- **Input**:
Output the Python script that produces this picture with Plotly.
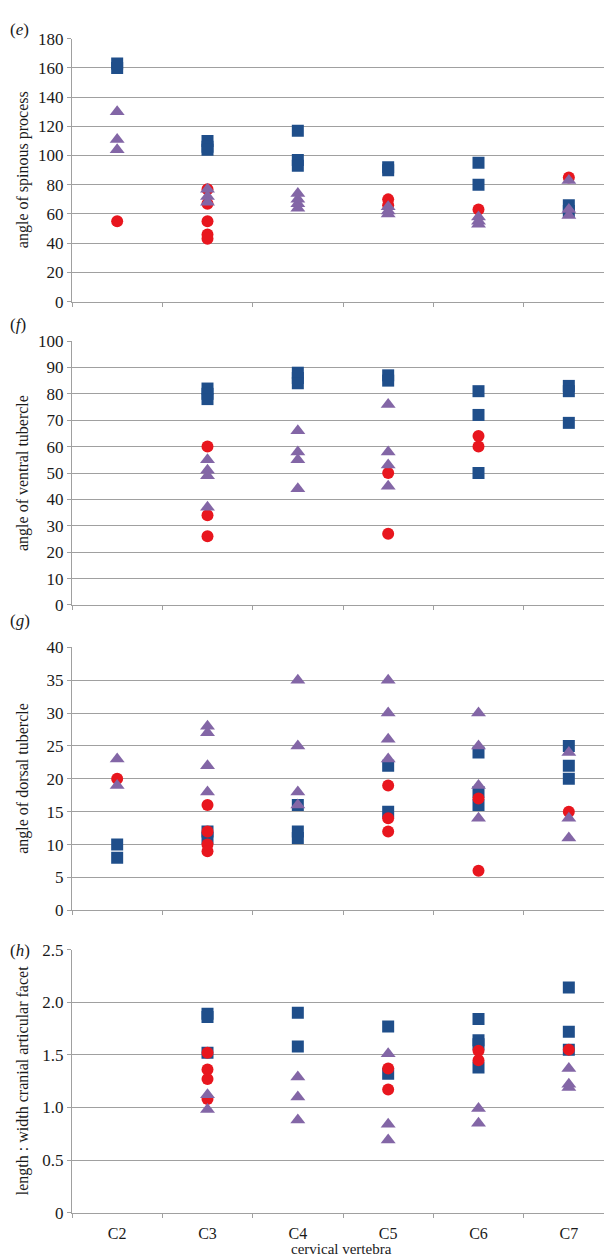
import plotly.graph_objects as go

W, H = 612, 1258
cats = ["C2", "C3", "C4", "C5", "C6", "C7"]

# ---- panel (e): angle of spinous process ----
e_blue_x = ["C2", "C2", "C3", "C3", "C3", "C4", "C4", "C4", "C5", "C5", "C6", "C6", "C7", "C7"]
e_blue_y = [160, 163, 110, 106, 104, 117, 97, 93, 92, 90, 95, 80, 66, 62]
e_red_x = ["C2", "C3", "C3", "C3", "C3", "C3", "C5", "C5", "C6", "C7"]
e_red_y = [55, 77, 67, 55, 46, 43, 70, 66, 63, 85]
e_pur_x = ["C2", "C2", "C2", "C3", "C3", "C3", "C4", "C4", "C4", "C4", "C5", "C5", "C5", "C6", "C6", "C6", "C7", "C7", "C7"]
e_pur_y = [130, 111, 104, 77, 72, 68, 74, 70, 67, 64, 65, 62, 60, 58, 55, 53, 83, 63, 59]

# ---- panel (f): angle of ventral tubercle ----
f_blue_x = ["C3", "C3", "C3", "C4", "C4", "C4", "C5", "C5", "C6", "C6", "C6", "C7", "C7", "C7"]
f_blue_y = [82, 80, 78, 88, 86, 84, 87, 85, 81, 72, 50, 83, 81, 69]
f_red_x = ["C3", "C3", "C3", "C5", "C5", "C6", "C6"]
f_red_y = [60, 34, 26, 50, 27, 64, 60]
f_pur_x = ["C3", "C3", "C3", "C3", "C4", "C4", "C4", "C4", "C5", "C5", "C5", "C5"]
f_pur_y = [55, 51, 49, 37, 66, 58, 55, 44, 76, 58, 53, 45]

# ---- panel (g): angle of dorsal tubercle ----
g_blue_x = ["C2", "C2", "C3", "C3", "C4", "C4", "C4", "C5", "C5", "C6", "C6", "C6", "C7", "C7", "C7"]
g_blue_y = [10, 8, 12, 11, 16, 12, 11, 22, 15, 24, 18, 16, 25, 22, 20]
g_red_x = ["C2", "C3", "C3", "C3", "C3", "C5", "C5", "C5", "C6", "C6", "C7"]
g_red_y = [20, 16, 12, 10, 9, 19, 14, 12, 17, 6, 15]
g_pur_x = ["C2", "C2", "C3", "C3", "C3", "C3", "C4", "C4", "C4", "C4", "C5", "C5", "C5", "C5",
           "C6", "C6", "C6", "C6", "C7", "C7", "C7"]
g_pur_y = [23, 19, 28, 27, 22, 18, 35, 25, 18, 16, 35, 30, 26, 23, 30, 25, 19, 14, 24, 14, 11]

# ---- panel (h): length : width cranial articular facet ----
h_blue_x = ["C3", "C3", "C3", "C4", "C4", "C5", "C5", "C6", "C6", "C6", "C6", "C7", "C7", "C7"]
h_blue_y = [1.89, 1.86, 1.52, 1.90, 1.58, 1.77, 1.32, 1.84, 1.64, 1.60, 1.38, 2.14, 1.72, 1.55]
h_red_x = ["C3", "C3", "C3", "C3", "C5", "C5", "C6", "C6", "C7"]
h_red_y = [1.52, 1.36, 1.27, 1.08, 1.37, 1.17, 1.54, 1.45, 1.55]
h_pur_x = ["C3", "C3", "C4", "C4", "C4", "C5", "C5", "C5", "C6", "C6", "C7", "C7", "C7"]
h_pur_y = [1.12, 0.98, 1.29, 1.10, 0.88, 1.51, 0.84, 0.69, 0.99, 0.85, 1.37, 1.22, 1.19]
h_tick_vals = [0, 0.5, 1.0, 1.5, 2.0, 2.5]
h_tick_text = ["0", "0.5", "1.0", "1.5", "2.0", "2.5"]

panels = [
    dict(label="e", title="angle of spinous process", rng=[0, 180], dtick=20, ticks=None,
         top=22, bottom=289, lab_y=13,
         data=[(e_blue_x, e_blue_y), (e_red_x, e_red_y), (e_pur_x, e_pur_y)]),
    dict(label="f", title="angle of ventral tubercle", rng=[0, 100], dtick=10, ticks=None,
         top=329, bottom=597, lab_y=312,
         data=[(f_blue_x, f_blue_y), (f_red_x, f_red_y), (f_pur_x, f_pur_y)]),
    dict(label="g", title="angle of dorsal tubercle", rng=[0, 40], dtick=5, ticks=None,
         top=640, bottom=907, lab_y=613,
         data=[(g_blue_x, g_blue_y), (g_red_x, g_red_y), (g_pur_x, g_pur_y)]),
    dict(label="h", title="length : width cranial articular facet", rng=[0, 2.5], dtick=0.5,
         ticks=(h_tick_vals, h_tick_text),
         top=947, bottom=1214, lab_y=948,
         data=[(h_blue_x, h_blue_y), (h_red_x, h_red_y), (h_pur_x, h_pur_y)]),
]

BLUE = "#1f4e8a"
RED = "#e8161e"
PURPLE = "#8366a6"
styles = [dict(symbol="square", color=BLUE, size=12),
          dict(symbol="circle", color=RED, size=12),
          dict(symbol="triangle-up", color=PURPLE, size=13)]

SERIF = "Liberation Serif"
GRID = "#a0a0a0"
TXT = "#1a1a1a"
x0, x1 = 64 / W, 606 / W

fig = go.Figure()
annotations = []
for i, p in enumerate(panels):
    n = i + 1
    xa = "x" if n == 1 else f"x{n}"
    ya = "y" if n == 1 else f"y{n}"
    for (xs, ys), st in zip(p["data"], styles):
        fig.add_trace(go.Scatter(
            x=xs, y=ys, mode="markers", xaxis=xa, yaxis=ya, showlegend=False,
            marker=dict(symbol=st["symbol"], color=st["color"], size=st["size"], line=dict(width=0)),
        ))
    yd = [1 - p["bottom"] / H, 1 - p["top"] / H]
    last = (n == len(panels))
    yax = dict(
        domain=yd, anchor=xa, range=p["rng"], ticks="outside", ticklen=4, tickcolor=GRID,
        showline=True, linecolor=GRID, linewidth=1, showgrid=True, gridcolor=GRID,
        gridwidth=1, zeroline=False,
        tickfont=dict(family=SERIF, size=17, color=TXT),
    )
    if p["ticks"] is None:
        yax.update(dtick=p["dtick"], tick0=0)
    else:
        yax.update(tickmode="array", tickvals=p["ticks"][0], ticktext=p["ticks"][1])
    fig.update_layout(**{
        f"xaxis{'' if n == 1 else n}": dict(
            domain=[x0, x1], anchor=ya, type="category", categoryorder="array",
            categoryarray=cats, range=[-0.5, 5.5], tickson="boundaries",
            ticks="outside", ticklen=4, tickcolor=GRID, showline=True, linecolor=GRID,
            linewidth=1, showgrid=False, zeroline=False, showticklabels=last,
            ticklabelstandoff=6,
            tickfont=dict(family=SERIF, size=16, color=TXT),
        ),
        f"yaxis{'' if n == 1 else n}": yax,
    })
    annotations.append(dict(
        text=p["title"], textangle=-90, x=15 / W, y=(yd[0] + yd[1]) / 2,
        xref="paper", yref="paper", showarrow=False, xanchor="center", yanchor="middle",
        font=dict(family=SERIF, size=16, color=TXT),
    ))
    annotations.append(dict(
        text=f"(<i>{p['label']}</i>)", x=0, y=1 - p["lab_y"] / H,
        xref="paper", yref="paper", showarrow=False, xanchor="left", yanchor="middle",
        font=dict(family=SERIF, size=17, color=TXT),
    ))

annotations.append(dict(
    text="cervical vertebra", x=334 / W, y=1 - 1251 / H, xref="paper", yref="paper",
    showarrow=False, xanchor="center", yanchor="middle",
    font=dict(family=SERIF, size=15, color=TXT),
))

fig.update_layout(
    width=W, height=H, margin=dict(l=0, r=0, t=0, b=0),
    paper_bgcolor="white", plot_bgcolor="white",
    font=dict(family=SERIF, color=TXT),
    annotations=annotations,
)

fig.write_html("out.html")
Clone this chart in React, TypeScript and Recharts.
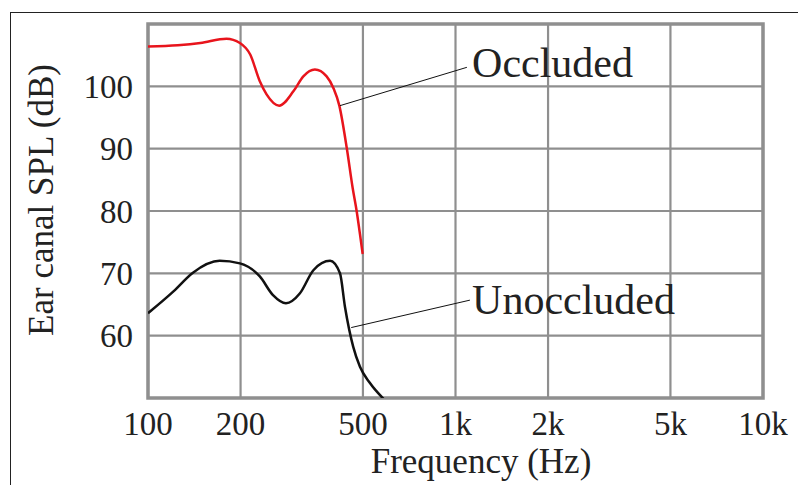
import React from 'react';
import {
  LineChart,
  Line,
  XAxis,
  YAxis,
  CartesianGrid,
  ReferenceArea,
  ReferenceLine,
  ReferenceDot,
} from 'recharts';

// Frequency response (Hz / dB)
const freqOccluded = [100, 125, 148, 180, 199, 215, 231, 243, 267, 297, 320, 349, 381, 401, 419, 443, 463, 477, 489, 499];
const splOccluded = [106.4, 106.6, 106.95, 107.65, 106.95, 105.1, 100.8, 98.7, 96.9, 99.2, 101.6, 102.7, 101.6, 99.7, 96.9, 90.1, 83.7, 80, 76.3, 73.1];

const freqUnoccluded = [100, 121, 140, 171, 199, 231, 255, 281, 312, 345, 391, 421, 437, 465, 489, 527, 585];
const splUnoccluded = [63.6, 67.1, 70.1, 72.0, 71.6, 69.5, 66.5, 65.2, 66.8, 70.5, 72.0, 70.0, 64.65, 58.2, 55.0, 52.4, 49.8];

const xTicks = [100, 200, 500, 1000, 2000, 5000, 10000];
const xTickLabels = ['100', '200', '500', '1k', '2k', '5k', '10k'];
const yTicks = [60, 70, 80, 90, 100];

const occluded = freqOccluded.map((f, i) => ({ f, spl: splOccluded[i] }));
const unoccluded = freqUnoccluded.map((f, i) => ({ f, spl: splUnoccluded[i] }));

const SERIF = '"Liberation Serif", "Times New Roman", serif';
const GRID = '#8f8f8f';
const INK = '#222';

const App: React.FC = () => {
  return (
    <div style={{ position: 'fixed', left: 0, top: 0, width: 798, height: 485, background: '#fff' }}>
      <div
        style={{
          position: 'absolute',
          left: 10,
          top: 12,
          width: 788,
          height: 473,
          borderTop: '1px solid #222',
          borderLeft: '1px solid #222',
        }}
      />
      <LineChart
        width={798}
        height={485}
        margin={{ top: 24, right: 35, bottom: 37, left: 68 }}
        style={{ position: 'absolute', left: 0, top: 0 }}
      >
        <CartesianGrid stroke={GRID} strokeWidth={2.2} />
        <XAxis
          dataKey="f"
          type="number"
          scale="log"
          domain={[100, 10000]}
          ticks={xTicks}
          tickFormatter={(v: number) => xTickLabels[xTicks.indexOf(v)] ?? String(v)}
          allowDataOverflow
          axisLine={false}
          tickLine={false}
          tickMargin={8}
          height={50}
          tick={{ fontSize: 33, fill: INK, fontFamily: SERIF }}
          label={{
            content: () => (
              <text x={481} y={473} textAnchor="middle" fontSize={35} fill={INK} fontFamily={SERIF}>
                Frequency (Hz)
              </text>
            ),
          }}
        />
        <YAxis
          type="number"
          domain={[50, 110]}
          ticks={yTicks}
          allowDataOverflow
          axisLine={false}
          tickLine={false}
          tickMargin={9}
          width={80}
          tick={{ fontSize: 33, fill: INK, fontFamily: SERIF }}
          label={{
            content: () => (
              <text
                x={53}
                y={200}
                transform="rotate(-90 53 200)"
                textAnchor="middle"
                fontSize={35}
                fill={INK}
                fontFamily={SERIF}
              >
                Ear canal SPL (dB)
              </text>
            ),
          }}
        />
        <ReferenceArea x1={100} x2={10000} y1={50} y2={110} fill="none" stroke={GRID} strokeWidth={3.5} ifOverflow="visible" />
        <Line
          data={occluded}
          dataKey="spl"
          type="monotone"
          stroke="#e8141c"
          strokeWidth={2.5}
          dot={false}
          isAnimationActive={false}
        />
        <Line
          data={unoccluded}
          dataKey="spl"
          type="monotone"
          stroke="#111"
          strokeWidth={2.5}
          dot={false}
          isAnimationActive={false}
        />
        <ReferenceLine
          segment={[{ x: 421, y: 96.9 }, { x: 1089, y: 103.05 }]}
          stroke="#111"
          strokeWidth={1}
          ifOverflow="visible"
        />
        <ReferenceLine
          segment={[{ x: 458, y: 61.3 }, { x: 1114, y: 65.7 }]}
          stroke="#111"
          strokeWidth={1}
          ifOverflow="visible"
        />
        <ReferenceDot
          x={1132}
          y={103.85}
          r={0}
          fill="none"
          stroke="none"
          ifOverflow="visible"
          label={{ value: 'Occluded', position: 'right', offset: 0, fontSize: 42, fill: INK, fontFamily: SERIF }}
        />
        <ReferenceDot
          x={1132}
          y={65.9}
          r={0}
          fill="none"
          stroke="none"
          ifOverflow="visible"
          label={{ value: 'Unoccluded', position: 'right', offset: 0, fontSize: 42, fill: INK, fontFamily: SERIF }}
        />
      </LineChart>
    </div>
  );
};

export default App;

- **Aim**: Give again, word for word, only the lines starting at the line with "Clone this chart" and ending at the line with "const yTicks = [60, 70, 80, 90, 100];", keeping both end lines; pictures stay out.

- **Finished exercise**:
Clone this chart in React, TypeScript and Recharts.
import React from 'react';
import {
  LineChart,
  Line,
  XAxis,
  YAxis,
  CartesianGrid,
  ReferenceArea,
  ReferenceLine,
  ReferenceDot,
} from 'recharts';

// Frequency response (Hz / dB)
const freqOccluded = [100, 125, 148, 180, 199, 215, 231, 243, 267, 297, 320, 349, 381, 401, 419, 443, 463, 477, 489, 499];
const splOccluded = [106.4, 106.6, 106.95, 107.65, 106.95, 105.1, 100.8, 98.7, 96.9, 99.2, 101.6, 102.7, 101.6, 99.7, 96.9, 90.1, 83.7, 80, 76.3, 73.1];

const freqUnoccluded = [100, 121, 140, 171, 199, 231, 255, 281, 312, 345, 391, 421, 437, 465, 489, 527, 585];
const splUnoccluded = [63.6, 67.1, 70.1, 72.0, 71.6, 69.5, 66.5, 65.2, 66.8, 70.5, 72.0, 70.0, 64.65, 58.2, 55.0, 52.4, 49.8];

const xTicks = [100, 200, 500, 1000, 2000, 5000, 10000];
const xTickLabels = ['100', '200', '500', '1k', '2k', '5k', '10k'];
const yTicks = [60, 70, 80, 90, 100];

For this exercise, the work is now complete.